Since leaving Fox News in late 2019, and joining CNBC several months later, Shepard Smith has been incredibly diplomatic when it came to discussing the conservative news network that served as his home for nearly a quarter of a century. But his reluctance to speak out against Fox just ran into a formidable obstacle: Christiane Amanpour.
During an interview set to air Tuesday night on PBS, Smith delivered his harshest criticism yet of his former employer under relentless questioning from the host.
Smith, who anchored one of the few truly “straight news” programs on Fox’s schedule, explained that he stayed with the network so long because he felt a sense of responsibility to counter the “mis- or disinformation” that viewers were getting at most other hours of the day.
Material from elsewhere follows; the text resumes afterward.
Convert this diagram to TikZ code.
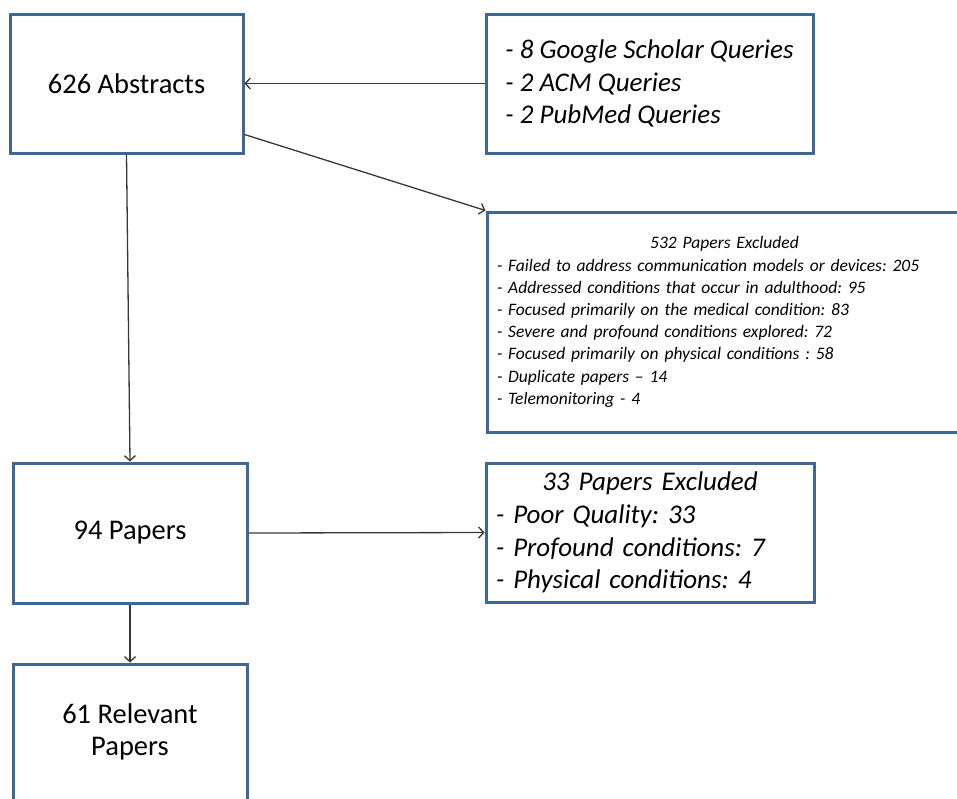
\documentclass[tikz,border=0pt]{standalone}
\usepackage{fontspec}
\setmainfont{Carlito}
\usetikzlibrary{arrows.meta}
\definecolor{boxblue}{RGB}{62,102,150}
\definecolor{linegray}{RGB}{55,55,55}
\frenchspacing

\begin{document}
\begin{tikzpicture}
[x=1pt,y=-1pt
,bx/.style={draw=boxblue,line width=3pt,fill=white,inner sep=0pt}
,big/.style={font=\fontsize{28.5}{32}\selectfont}
,lst/.style={font=\fontsize{27}{32.7}\selectfont\itshape,align=left}
,small/.style={font=\fontsize{17.5}{22.2}\selectfont\itshape,align=left}
,ln/.style={draw=linegray,line width=1.3pt,arrows={-{Straight Barb[length=5pt,width=11pt]}}}
]
\useasboundingbox (0,0) rectangle (957,798);
\node[bx,big,minimum width=233pt,minimum height=139pt] (abs) at (126.5,83.5) {626 Abstracts};
\node[bx,lst,minimum width=327pt,minimum height=139pt] (qry) at (649.5,83.5)
  {- 8 Google Scholar Queries\\- 2 ACM Queries\\- 2 PubMed Queries};
\node[bx,small,text width=455pt,inner xsep=10pt,minimum height=220pt] (exa) at (724.5,322)
  {{\centering 532 Papers Excluded\par}
   - Failed to address communication models or devices: 205\\
   - Addressed conditions that occur in adulthood: 95\\
   - Focused primarily on the medical condition: 83\\
   - Severe and profound conditions explored: 72\\
   - Focused primarily on physical conditions : 58\\
   - Duplicate papers -- 14\\
   - Telemonitoring - 4\par\vspace*{16pt}};
\node[bx,big,minimum width=234pt,minimum height=140pt] (pap) at (130,533) {94 Papers};
\node[bx,lst,text width=308pt,inner xsep=10pt,minimum height=139pt] (exb) at (650,532.5)
  {{\centering 33 Papers Excluded\par}
   - Poor Quality: 33\\
   - Profound conditions: 7\\
   - Physical conditions: 4};
\node[bx,big,align=center,minimum width=234pt,minimum height=136pt] (rel) at (130,732) {61 Relevant\\Papers};
\draw[ln] (qry.west) -- (abs.east);
\draw[ln] ([yshift=20pt]abs.south east) -- (exa.north west);
\draw[ln] (abs.south) -- (pap.north);
\draw[ln] (pap.east) -- (exb.west);
\draw[ln] (pap.south) -- (rel.north);
\end{tikzpicture}
\end{document}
Knowing that if he left he would likely be replaced with yet another opinion host, Smith said he felt it would be “selfish” for him to “abandon” his viewers and “stuck with it” for as long as he could. “And at some point, I realized I’ve reached a point of diminishing returns and I left,” he said.
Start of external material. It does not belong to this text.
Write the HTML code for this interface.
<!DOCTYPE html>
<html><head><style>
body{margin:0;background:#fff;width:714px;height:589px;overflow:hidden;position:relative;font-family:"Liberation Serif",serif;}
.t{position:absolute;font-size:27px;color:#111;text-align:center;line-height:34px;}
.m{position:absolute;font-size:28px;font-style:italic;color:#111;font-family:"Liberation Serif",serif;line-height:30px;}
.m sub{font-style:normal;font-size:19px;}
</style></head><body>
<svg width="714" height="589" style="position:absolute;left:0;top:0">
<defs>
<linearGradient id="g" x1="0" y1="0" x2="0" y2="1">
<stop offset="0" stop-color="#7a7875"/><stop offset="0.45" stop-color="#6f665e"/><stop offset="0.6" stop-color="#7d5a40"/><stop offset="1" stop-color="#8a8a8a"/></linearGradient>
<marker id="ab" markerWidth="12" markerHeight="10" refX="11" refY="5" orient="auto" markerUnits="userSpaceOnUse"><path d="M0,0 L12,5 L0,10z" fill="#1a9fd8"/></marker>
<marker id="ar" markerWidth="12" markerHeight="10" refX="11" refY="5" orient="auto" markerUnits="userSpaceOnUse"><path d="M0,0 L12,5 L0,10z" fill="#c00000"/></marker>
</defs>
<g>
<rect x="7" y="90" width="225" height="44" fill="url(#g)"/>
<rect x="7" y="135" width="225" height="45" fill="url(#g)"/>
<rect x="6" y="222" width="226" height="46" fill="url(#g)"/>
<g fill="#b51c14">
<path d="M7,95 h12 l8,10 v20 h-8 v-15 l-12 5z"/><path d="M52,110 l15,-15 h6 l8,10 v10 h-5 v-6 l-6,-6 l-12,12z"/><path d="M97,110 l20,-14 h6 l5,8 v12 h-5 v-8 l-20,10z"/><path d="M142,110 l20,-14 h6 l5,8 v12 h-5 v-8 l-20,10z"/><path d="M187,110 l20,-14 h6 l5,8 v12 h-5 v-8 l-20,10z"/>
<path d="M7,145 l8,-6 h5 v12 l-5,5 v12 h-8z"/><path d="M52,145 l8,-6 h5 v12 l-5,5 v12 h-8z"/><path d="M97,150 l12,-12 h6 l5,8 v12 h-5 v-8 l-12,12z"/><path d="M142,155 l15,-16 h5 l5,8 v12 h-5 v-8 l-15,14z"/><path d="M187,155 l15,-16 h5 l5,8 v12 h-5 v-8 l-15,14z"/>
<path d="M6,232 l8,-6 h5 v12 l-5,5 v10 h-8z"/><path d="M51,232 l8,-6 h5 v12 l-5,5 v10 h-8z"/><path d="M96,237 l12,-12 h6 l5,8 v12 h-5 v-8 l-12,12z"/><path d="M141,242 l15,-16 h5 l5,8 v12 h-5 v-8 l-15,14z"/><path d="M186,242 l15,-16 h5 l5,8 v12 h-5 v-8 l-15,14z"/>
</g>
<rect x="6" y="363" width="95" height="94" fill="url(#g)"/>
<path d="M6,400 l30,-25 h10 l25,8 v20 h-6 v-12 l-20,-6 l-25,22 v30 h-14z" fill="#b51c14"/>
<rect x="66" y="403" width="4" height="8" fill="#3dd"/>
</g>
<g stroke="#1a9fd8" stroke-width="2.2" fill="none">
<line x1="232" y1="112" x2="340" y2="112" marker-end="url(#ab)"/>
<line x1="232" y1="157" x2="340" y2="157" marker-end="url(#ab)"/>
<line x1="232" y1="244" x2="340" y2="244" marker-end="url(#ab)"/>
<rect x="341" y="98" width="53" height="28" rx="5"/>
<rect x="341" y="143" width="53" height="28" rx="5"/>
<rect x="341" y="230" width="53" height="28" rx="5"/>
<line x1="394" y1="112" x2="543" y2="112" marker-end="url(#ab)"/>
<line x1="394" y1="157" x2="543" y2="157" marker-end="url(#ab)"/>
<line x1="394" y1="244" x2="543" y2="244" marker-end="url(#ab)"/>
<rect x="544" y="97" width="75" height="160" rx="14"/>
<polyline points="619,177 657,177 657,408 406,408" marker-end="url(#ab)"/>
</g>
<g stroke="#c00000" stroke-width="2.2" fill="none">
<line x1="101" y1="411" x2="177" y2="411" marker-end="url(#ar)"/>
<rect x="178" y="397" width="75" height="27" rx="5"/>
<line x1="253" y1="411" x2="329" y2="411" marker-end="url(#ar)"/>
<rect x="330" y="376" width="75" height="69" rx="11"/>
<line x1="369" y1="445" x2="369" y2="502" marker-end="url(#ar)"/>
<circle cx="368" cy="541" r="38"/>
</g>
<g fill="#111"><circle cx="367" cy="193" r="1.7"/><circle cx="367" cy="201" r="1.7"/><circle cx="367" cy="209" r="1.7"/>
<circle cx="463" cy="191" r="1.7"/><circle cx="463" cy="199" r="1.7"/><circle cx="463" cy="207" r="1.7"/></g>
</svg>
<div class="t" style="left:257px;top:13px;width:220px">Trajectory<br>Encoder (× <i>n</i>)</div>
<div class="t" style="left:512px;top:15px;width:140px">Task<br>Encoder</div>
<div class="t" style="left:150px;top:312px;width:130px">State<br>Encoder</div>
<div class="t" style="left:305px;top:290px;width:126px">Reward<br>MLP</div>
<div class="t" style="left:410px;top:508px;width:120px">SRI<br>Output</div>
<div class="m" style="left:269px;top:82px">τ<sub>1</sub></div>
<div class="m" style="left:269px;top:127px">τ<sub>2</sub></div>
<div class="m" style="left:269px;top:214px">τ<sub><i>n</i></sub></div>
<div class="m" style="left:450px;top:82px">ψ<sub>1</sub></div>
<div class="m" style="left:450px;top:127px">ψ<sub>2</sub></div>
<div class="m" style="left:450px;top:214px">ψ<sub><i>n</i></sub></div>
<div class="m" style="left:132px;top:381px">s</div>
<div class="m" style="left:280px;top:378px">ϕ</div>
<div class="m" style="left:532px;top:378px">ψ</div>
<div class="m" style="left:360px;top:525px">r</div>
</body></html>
His departure followed months of public clashes with colleagues like Sean Hannity, who called him “so anti-Trump” on his radio show and “clueless” on Twitter and Tucker Carlson, who openly mocked Smith on his primetime show for defending their mutual colleague Judge Andrew Napolitano.
When Smith said he was “proud” of the journalistic work he was able to put out at Fox, Amanpour pushed back by pointing to the news that his former 7 p.m. time slot is about to become yet another opinion-focused show, just as he had feared. “You can be proud of you did,” she said, but now that he’s at CNBC she wanted to know if he accepts the notion that Fox News “perpetuated so many of the divisions, the lies, the conspiracies,” becoming essentially “the propaganda arm of the Republican Party.”
“I feel the same way about that now that I did then,” Smith replied, admitting that his goal was to “keep the blinders on” and try to deliver real news to his viewers. He said people can “opine” as much as they want to, “but if you’re going to opine, begin with the truth and opine from there.”
“And it’s the deviation from that that’s caused me the greatest concern,” he continued. “And I believe that when people begin with a false premise and lead people astray, that’s injurious to society. And it’s the antithesis of what we should be doing. Those of us who are so honored and grateful to have a platform of influence have to use it for the public good.”
Then, without naming any specific names, Smith added, “I slept very well. I don’t know how some people sleep at night. Because I know there are a lot of people who propagated the lies and have pushed them forward over and over again, who are smart enough and educated enough to know better.”
Smith concluded by saying that he hopes “at some point, those who have done us harm as a nation and, I might even add as a world, will look around and realize what they’re done.”
“But I’m not holding my breath,” he added.